ONNX Runtime: io_binding.bind_input causing "no data transfer from DeviceType:1 to DeviceType:0"

I am using Nvidia Triton Inference Server and ONNX model for inference on a GPU instance. The Dockerfile, containing the environment, inference server and models contains following from/pip lines:

FROM --platform=linux/amd64 nvcr.io/nvidia/tritonserver:23.12-py3

RUN pip install torch transformers onnx onnxruntime-gpu onnxruntime

the model.py for the Triton Inference Server has been simplified to following:

import onnxruntime as ort
import torch
import numpy as np

session = ort.InferenceSession("path/to/onnx.model", providers=["CUDAExecutionProvider", "CPUExecutionProvider"])

...

io_binding = session.io_binding()
pt_script_embeddings = torch.rand(
    size=(100, 2010), dtype=torch.float32, device="cuda:0"
).contiguous()

io_binding.bind_input(
    name="np_script_embeddings",
    device_type="cuda",
    device_id=0,
    element_type=np.float32,
    shape=tuple(pt_script_embeddings.shape),
    buffer_ptr=pt_script_embeddings.data_ptr(),
)

logit_output_shape = (100, 2)
logit_output = torch.empty(logit_output_shape, dtype=torch.float32, device='cuda:0').contiguous()
io_binding.bind_output(
    name="np_logits",
    device_type="cuda",
    device_id=0,
    element_type=np.float32,
    shape=tuple(logit_output.shape),
    buffer_ptr=logit_output.data_ptr()
)

session.run_with_iobinding(io_binding)
outputs = logit_output.cpu().numpy()

Unfortunately, the error below is triggered at the line io_binding.bind_input causing me a lot of grief:

RuntimeError: Error when binding input: There's no data transfer registered for copying tensors from Device:[DeviceType:1 MemoryType:0 DeviceId:0] to Device:[DeviceType:0 MemoryType:0 DeviceId:0]

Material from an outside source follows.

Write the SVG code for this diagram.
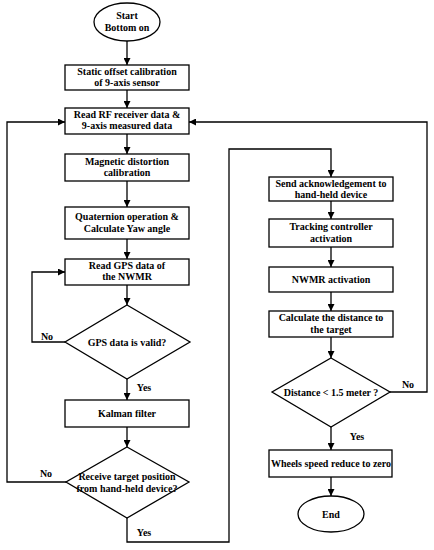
<svg xmlns="http://www.w3.org/2000/svg" width="434" height="550" viewBox="0 0 434 550">
<defs>
<marker id="ah" viewBox="0 0 10 10" refX="10" refY="5" markerWidth="7" markerHeight="7" markerUnits="userSpaceOnUse" orient="auto">
<path d="M0,0 L10,5 L0,10 z" fill="#000"/>
</marker>
<style>
.n{fill:#fff;stroke:#000;stroke-width:1.3}
.t{font-family:"Liberation Serif","Times New Roman",serif;font-weight:bold;font-size:10px;text-anchor:middle;fill:#000}
.c{fill:none;stroke:#000;stroke-width:1.3}
.a{marker-end:url(#ah)}
</style>
</defs>
<rect width="434" height="550" fill="#fff"/>
<g id="connectors">
<path class="c a" d="M127,41 V65"/>
<path class="c a" d="M127,90 V108"/>
<path class="c a" d="M127,134 V154"/>
<path class="c a" d="M127,181 V207"/>
<path class="c a" d="M127,239 V259"/>
<path class="c a" d="M127,285 V305"/>
<path class="c a" d="M65,342 H32 V272 H65"/>
<path class="c a" d="M127,379 V400"/>
<path class="c a" d="M127,427 V447"/>
<path class="c a" d="M66,482 H7 V122 H65"/>
<path class="c a" d="M127,518 V542 H229 V149 H331 V177"/>
<path class="c a" d="M331,201 V219"/>
<path class="c a" d="M331,247 V267"/>
<path class="c a" d="M331,292 V311"/>
<path class="c a" d="M331,337 V358"/>
<path class="c a" d="M390,392 H427 V122 H189"/>
<path class="c a" d="M331,427 V450"/>
<path class="c a" d="M331,477 V496"/>
<text class="t" x="47" y="340">No</text>
<text class="t" x="144" y="391">Yes</text>
<text class="t" x="46" y="477">No</text>
<text class="t" x="144" y="536">Yes</text>
<text class="t" x="408" y="388">No</text>
<text class="t" x="357" y="440">Yes</text>
</g>
<g id="start"><ellipse class="n" cx="127" cy="22" rx="33" ry="19"/><text class="t" x="127" y="19">Start</text><text class="t" x="127" y="31">Bottom on</text></g>
<g id="calib"><rect class="n" x="65" y="65" width="124" height="25"/><text class="t" x="127" y="74.5">Static offset calibration</text><text class="t" x="127" y="85.5">of 9-axis sensor</text></g>
<g id="readrf"><rect class="n" x="65" y="108" width="124" height="26"/><text class="t" x="127" y="118">Read RF receiver data &amp;</text><text class="t" x="127" y="129">9-axis measured data</text></g>
<g id="magnetic"><rect class="n" x="65" y="154" width="124" height="27"/><text class="t" x="127" y="165">Magnetic distortion</text><text class="t" x="127" y="176">calibration</text></g>
<g id="quaternion"><rect class="n" x="65" y="207" width="124" height="32"/><text class="t" x="127" y="220">Quaternion operation &amp;</text><text class="t" x="127" y="232">Calculate Yaw angle</text></g>
<g id="readgps"><rect class="n" x="65" y="259" width="124" height="26"/><text class="t" x="127" y="269">Read GPS data of</text><text class="t" x="127" y="280">the NWMR</text></g>
<g id="gpsvalid"><polygon class="n" points="127,305 190,342 127,379 65,342"/><text class="t" x="127" y="345.5">GPS data is valid?</text></g>
<g id="kalman"><rect class="n" x="65" y="400" width="124" height="27"/><text class="t" x="127" y="417">Kalman filter</text></g>
<g id="receive"><polygon class="n" points="127,447 189,482 127,518 66,482"/><text class="t" x="127" y="480">Receive target position</text><text class="t" x="127" y="492">from hand-held device?</text></g>
<g id="sendack"><rect class="n" x="269" y="177" width="124" height="24"/><text class="t" x="331" y="186.5">Send acknowledgement to</text><text class="t" x="331" y="197.5">hand-held device</text></g>
<g id="tracking"><rect class="n" x="269" y="219" width="124" height="28"/><text class="t" x="331" y="230">Tracking controller</text><text class="t" x="331" y="241.5">activation</text></g>
<g id="nwmr"><rect class="n" x="269" y="267" width="124" height="25"/><text class="t" x="331" y="283">NWMR activation</text></g>
<g id="calcdist"><rect class="n" x="269" y="311" width="124" height="26"/><text class="t" x="331" y="321">Calculate the distance to</text><text class="t" x="331" y="332.5">the target</text></g>
<g id="distance"><polygon class="n" points="331,358 390,392 331,427 272,392"/><text class="t" x="331" y="396">Distance &lt; 1.5 meter ?</text></g>
<g id="wheels"><rect class="n" x="269" y="450" width="123" height="27"/><text class="t" x="331" y="467">Wheels speed reduce to zero</text></g>
<g id="end"><ellipse class="n" cx="331" cy="514" rx="33" ry="18"/><text class="t" x="331" y="518">End</text></g>
</svg>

Note: articles reviewed before the SO submission:

Solution

To resolve the issue I needed to carefully match versions ofcuda, pytorch and onnxruntime provided by the tritonserver docker image with the Python packages of torch and onnxruntime-gpu installed manually. Here is the process in details:

Understand what version of CUDA is currently supported by the onnxruntime-gpu by visiting onnx cuda execution provider. In my case it was cuda==12.2
Navigate to the Triton IS release notes and look for the Container Version with the matching cuda version from prior step. In my case it was tritonserver:23.10-py3
Navigate to the Triton IS version matrix to retrieve the version of PyTorch included with the Triton IS Docker Image. In my case torch 2.1

Base on the collected versions, update the environment. In my case it is the Docker image with following changes:

FROM --platform=linux/amd64 nvcr.io/nvidia/tritonserver:23.10-py3

RUN pip install transformers
RUN pip install torch==2.1

# https://onnxruntime.ai/docs/install/
# https://onnxruntime.ai/docs/execution-providers/CUDA-ExecutionProvider.html#requirements
RUN pip install onnxruntime-gpu --extra-index-url https://aiinfra.pkgs.visualstudio.com/PublicPackages/_packaging/onnxruntime-cuda-12/pypi/simple/

NOTE: if your build environment has no access to the Azure repo: https://aiinfra.pkgs.visualstudio.com/PublicPackages/_packaging/onnxruntime-cuda-12/pypi/simple/ then retrieve and install the files manually from: https://aiinfra.visualstudio.com/PublicPackages/_artifacts/feed/onnxruntime-cuda-12 (make sure to correct cuda-12 for your version)